(1.) This second appeal arises out of a suit brought by the plaintiffs-appellants against Hulas Rai defendant-respondent for his share of profits in a certain village for the years 1328 and 1329 F. corresponding to July. 1920 to end of June 1922. The defence was that the parties to the suit at the time in respect of which profits were claimed, were members of a joint Hindu family and that one or more co- parceners cannot sue another co-parcener for share of profits even though the defendant be a lambardar. Both the lower Courts accepted this defence. They held that there had been no partition in the family previous to the date of a partition decree subsequent to the years in suit.
(2.) In this second appeal there are two points taken by counsel for the appellants. One point is that there was evidence referred to by both the lower Courts of an agreement by the parties to refer a question of partition to arbitrators as early as the 29 August 1920, and that the lower Courts were wrong in holding that this agreement did not effect a separation between the parties to the suit. The trial Court held that this agreement was not a sufficiently unequivocal declaration on the part of the parties of their intention to hold their shares separately to justify its being deemed to effect a separation. The lower appellate Court confirmed this view by invoking the fact of a subsequent suit for partition brought and decreed in the civil Court. We have been referred to the decision of their Lordships of the Privy Council in Kasam V/s. Jorawar Singh A.I.R. 1922 P.C. 353. In that case it was held that an agreement appointing a certain person to partition the joint family property of the parties and agreeing to accept the partition made by the arbitrator was sufficient to effect a severance in interest. We are unable to distinguish the present case on the facts from this case. Counsel for the respondent has strenuously argued that in the Privy Council case one party at the time of the agreement was claiming a specific share of the property and that this factor is absent from the agreement relied upon in the present suit. He also argues that the language of the present agreement is of too vague a character to justify its being described as an unequivocal declaration on the part of the joint holders of their intention to hold their share separately.

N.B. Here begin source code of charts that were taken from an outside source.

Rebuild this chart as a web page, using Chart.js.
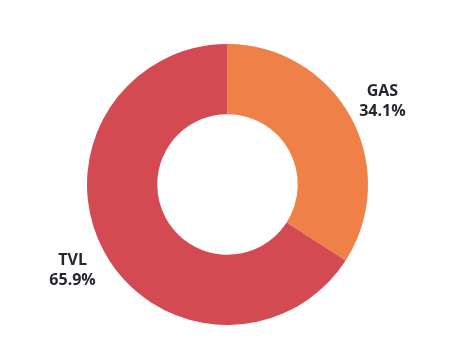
<!DOCTYPE html>
<html>
<head>
<meta charset="utf-8">
<script src="https://cdn.jsdelivr.net/npm/chart.js@4"></script>
<style>
  html, body { margin: 0; padding: 0; background: #fff; }
  #wrap { width: 472px; height: 351px; }
</style>
</head>
<body>
<div id="wrap"><canvas id="myChart" width="472" height="351"></canvas></div>
<script>
// データ
const labels = ['GAS', 'TVL'];
const values = [34.1, 65.9];
const colors = ['#EF8148', '#D34A52'];

// ラベルを外側に描く
const outsideLabels = {
    id: 'outsideLabels',
    afterDatasetsDraw(chart) {
        const ctx = chart.ctx;
        const meta = chart.getDatasetMeta(0);
        ctx.save();
        ctx.fillStyle = '#262633';
        ctx.font = 'bold 16px "Open Sans", sans-serif';
        ctx.textAlign = 'center';
        ctx.textBaseline = 'middle';
        meta.data.forEach((arc, i) => {
            const p = arc.getProps(['x', 'y', 'startAngle', 'endAngle', 'outerRadius']);
            const mid = (p.startAngle + p.endAngle) / 2;
            const r = p.outerRadius + 36;
            const x = p.x + Math.cos(mid) * r;
            const y = p.y + Math.sin(mid) * r;
            ctx.fillText(labels[i], x, y - 9);
            ctx.fillText(values[i].toFixed(1) + '%', x, y + 11);
        });
        ctx.restore();
    }
};

const ctx = document.getElementById('myChart').getContext('2d');
new Chart(ctx, {
    type: 'doughnut',
    data: {
        labels: labels,
        datasets: [{
            data: values,
            backgroundColor: colors,
            borderWidth: 0
        }]
    },
    options: {
        responsive: false,
        animation: false,
        cutout: '50%',
        layout: { padding: { top: 44, bottom: 26, left: 60, right: 77 } },
        plugins: {
            legend: { display: false },
            tooltip: { enabled: false }
        }
    },
    plugins: [outsideLabels]
});
</script>
</body>
</html>
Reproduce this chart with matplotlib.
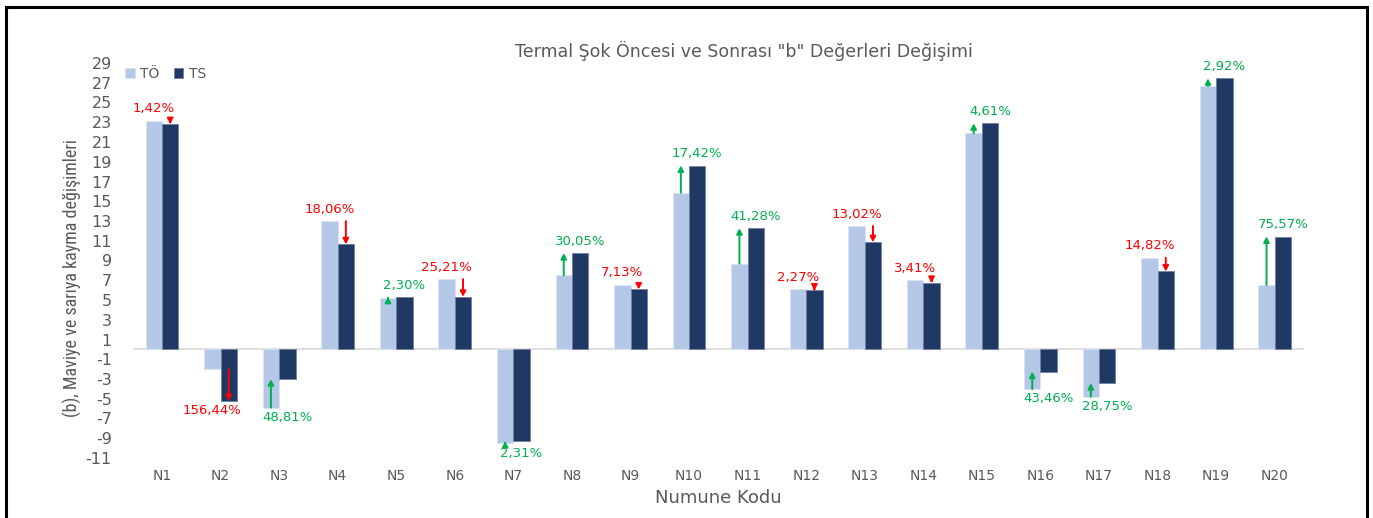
import numpy as np
import matplotlib
matplotlib.use("Agg")
import matplotlib.pyplot as plt
from matplotlib import font_manager
from matplotlib.patches import Rectangle

codes = [f"N{i}" for i in range(1, 21)]
to_vals = [23.15, -2.03, -5.91, 12.99, 5.19, 7.12, -9.52, 7.49, 6.54, 15.86,
           8.68, 6.11, 12.49, 6.98, 21.87, -4.02, -4.80, 9.28, 26.66, 6.51]
ts_vals = [22.82, -5.21, -3.03, 10.64, 5.31, 5.33, -9.30, 9.74, 6.07, 18.62,
           12.26, 5.97, 10.86, 6.74, 22.88, -2.27, -3.42, 7.90, 27.44, 11.43]
change_labels = ["1,42%", "156,44%", "48,81%", "18,06%", "2,30%", "25,21%", "2,31%",
                 "30,05%", "7,13%", "17,42%", "41,28%", "2,27%", "13,02%", "3,41%",
                 "4,61%", "43,46%", "28,75%", "14,82%", "2,92%", "75,57%"]
yticks = list(range(-11, 30, 2))

C_TO = "#B4C7E7"
C_TS = "#203864"
RED = "#FF0000"
GREEN = "#00B050"
GREY = "#595959"

plt.rcParams["axes.unicode_minus"] = False
avail = {f.name for f in font_manager.fontManager.ttflist}
narrow = next((f for f in ["Liberation Sans Narrow", "DejaVu Sans Condensed", "Roboto Condensed"]
               if f in avail), "Liberation Sans")

W, H = 1373, 518
fig = plt.figure(figsize=(W / 100, H / 100), dpi=100)
ax = fig.add_axes([132.7 / W, 1 - 458 / H, (1304 - 132.7) / W, (458 - 63) / H])

x = np.arange(len(codes))
bw = 0.28
off = 0.14
ax.bar(x - off, to_vals, bw, color=C_TO, edgecolor="#DCE4F3", linewidth=0.6, label="TÖ", zorder=2)
ax.bar(x + off, ts_vals, bw, color=C_TS, edgecolor="#6F80A0", linewidth=0.6, label="TS", zorder=2)
ax.axhline(0, color="#D9D9D9", lw=1.2, zorder=1)

# arrow from TÖ value to TS value, label over the other bar
for i, (a, b, lab) in enumerate(zip(to_vals, ts_vals, change_labels)):
    up = b > a
    c = GREEN if up else RED
    ax_x = x[i] - off if up else x[i] + off
    ax.annotate("", xy=(ax_x, b), xytext=(ax_x, a),
                arrowprops=dict(arrowstyle="-|>,head_length=0.32,head_width=0.17",
                                color=c, lw=1.4, shrinkA=0, shrinkB=0), zorder=3)
    tx = x[i] + off if up else x[i] - off
    if max(a, b) > 0:
        ty = max(a, b) + 1.2
    else:
        ty = min(a, b) - 1.0
    ax.text(tx, ty, lab, color=c, fontsize=9.5, ha="center", va="center", zorder=4)

ax.set_xlim(-0.5, len(codes) - 0.5)
ax.set_ylim(-11, 29)
ax.set_yticks(yticks)
ax.set_xticks(x)
ax.set_xticklabels(codes)
ax.tick_params(length=0, colors=GREY, labelsize=10)
ax.tick_params(axis="y", pad=15, labelsize=11.5)
ax.tick_params(axis="x", pad=8)
for s in ax.spines.values():
    s.set_visible(False)
ax.set_xlabel("Numune Kodu", fontsize=13, color=GREY, labelpad=4)

fig.text(744 / W, 1 - 51 / H, 'Termal Şok Öncesi ve Sonrası "b" Değerleri Değişimi',
         ha="center", va="center", fontsize=12.5, color=GREY)
fig.text(72 / W, 1 - 278 / H, "(b), Maviye ve sarıya kayma değişimleri", rotation=90,
         ha="center", va="center", fontsize=13, color=GREY, family=narrow)

ax.legend(loc="center left", bbox_to_anchor=(125 / W, 1 - 74 / H), bbox_transform=fig.transFigure,
          ncol=2, frameon=False, fontsize=10, labelcolor=GREY, handlelength=0.7, handleheight=0.7,
          handletextpad=0.4, columnspacing=1.0, borderpad=0, borderaxespad=0)

fig.patches.append(Rectangle((6 / W, -0.1), (1367 - 6) / W, 1.1 - 7 / H, transform=fig.transFigure,
                             fill=False, edgecolor="black", linewidth=2.2))

fig.savefig("out.png", dpi=100)
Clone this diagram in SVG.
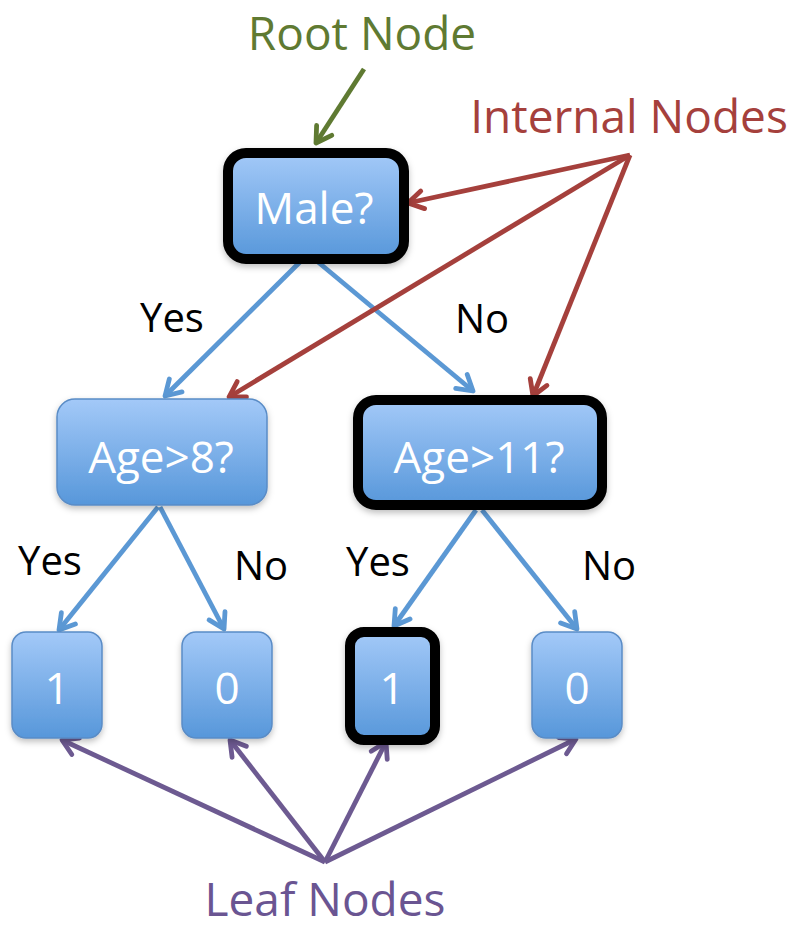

The agreement begins with the words: Since between the two respective parties there is a dispute about the complete partition of the property moveable and immovable and the money-lending business and other business. and goes on to refer the matter to arbitrators. It is common ground that the attempt at a partition by arbitrators was abortive and that a suit was, in consequence, later on filed in Court in 1921. These facts convince us that at the date of the agreement the parties separated in the eye of law.
(3.) It has been argued that because in the partition suit ultimately tried in Court the Subordinate Judge came to a finding that at the date of the suit being filed the parties were joint, it must be deemed to have found that they were not separate in 1920. In our opinion this argument is not valid. What the Subordinate Judge found was that at the date of the suit there was nothing to stand in the way of a suit for partition of the whole property. There was no question in that suit that the suit was barred by anything happening in 1920. For this reason we find that during the years in suit the parties must be deemed to have been separate.